Friday 20 January 2023

One kitten hates the other after they were neutered. What's happening?

This is a question on the website which I would like to also answer on this site. This is quite a typical problem actually. Domestic cats identify almost everything that they encounter through their sense of smell. Or to put it more accurately, they confirm the identity of the object. This happens as you can see when they eat. They sniff food because at close range their eyesight is not that great and therefore, they've got to identify whether it is edible and nutritious through its smell.

One kitten hates the other after they were neutered. What's happening?
One kitten hates the other after they were neutered. What's happening? Image: u/jkamio

When a cat goes to a veterinary clinic for any procedure including a minor operation like a male neutering, they come back smelling of the veterinary clinic. And the veterinarian has probably used a sterilising agent on the site of the wound which also will have a strong smell.

These smells transform the freshly neutered cat into a complete stranger to the sibling. Whereas once they recognised their sibling as a friendly cat who they knew, all of a sudden, they are encountering a stranger who has invaded their space.

In response they hiss at their sibling which is disturbing to their human caregiver. They hate to see this agonistic behaviour among friendly cats.

But the smell will fade and the kitten when then once again become a sibling who they like. And perhaps the smell of the operation can be removed with a damp cloth. In addition, a bit of bedding used by both cats could be rubbed over the cat who had the operation to speed up the return of their body odour to its true smell.

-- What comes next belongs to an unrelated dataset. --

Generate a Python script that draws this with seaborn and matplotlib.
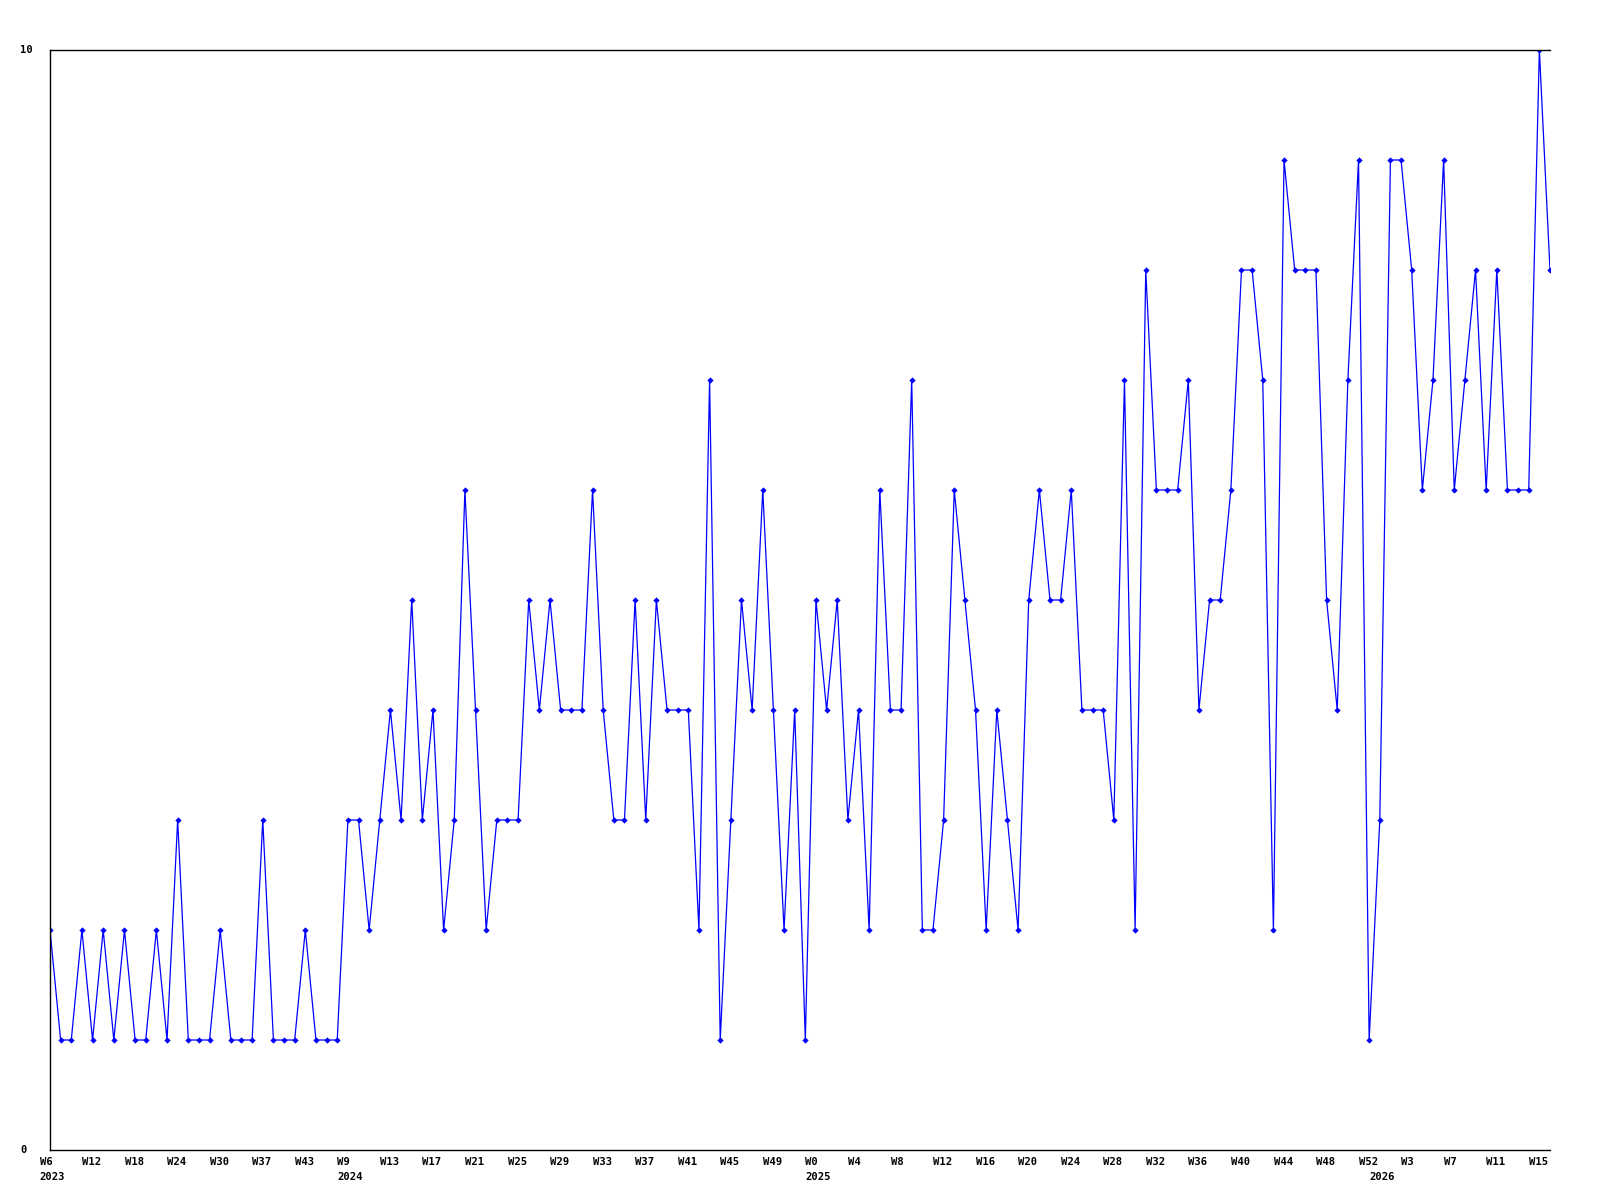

It is nothing to worry about although it is concerning initially. Years ago, I had a brother and sister siblings who got on well. The sister fell into a pot of white paint. It was water-soluble and I immediately washed it off. I also washed off her body odour. 

Her brother no longer recognised her and hissed at her. She groomed herself fastidiously for about an hour to put her scent back and at that point he recognised her and the status quo was renewed.

There is another point worth making. Siblings when they are young are normally friendly towards each other. When they become adults and independent, that friendship may disappear as they become competitors for resources.

That's the wild cat behaviour which looks peculiar in the home of their caregiver. There is no need to be independent-minded when they are both being looked after but of course it is instinctive. They may get along but they may not any more.